The bill’s brevity is both its strength and its problem. By changing only a maturity number and deleting an owner‑occupancy phrase, Congress delegates most substantive choices to the NCUA Board without prescribing risk controls.
That delegation produces three implementation headaches: first, interest‑rate risk. Longer fixed maturities increase duration mismatch for credit unions that fund with short‑term shares; absent pricing or capital adjustments, an increase in long‑term assets can materially raise interest‑rate sensitivity and earnings volatility.
Second, credit risk and underwriting. Removing the principal‑residence language could allow long maturities on non‑owner‑occupied properties, which historically carry higher default rates; underwriting standards and concentration limits will be critical but are not provided by the statute.
Third, insurance and systemic exposure. The NCUSIF insures member shares and could face greater exposure if long‑term credit union mortgage books deteriorate; the statute does not require higher NCUSIF premiums, additional capital buffers, or portfolio limits to offset this risk.
Practical implementation questions remain unresolved. Will the NCUA adopt a bright‑line maximum (e.g., 30 years) or a product‑by‑product approach?
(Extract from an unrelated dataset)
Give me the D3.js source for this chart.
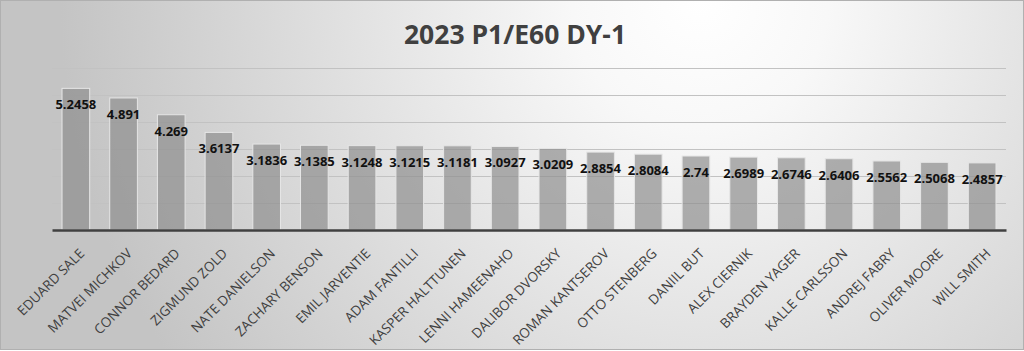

Will it impose loan‑to‑value, seasoning, debt‑to‑income, or portfolio concentration caps for longer maturities? How will existing secondary‑market standards (and investor appetite) react to credit union loans with nonstandard maturities or collateral?
Those answers will determine whether the statutory change produces meaningful new credit for members or simply increases regulatory complexity and risk.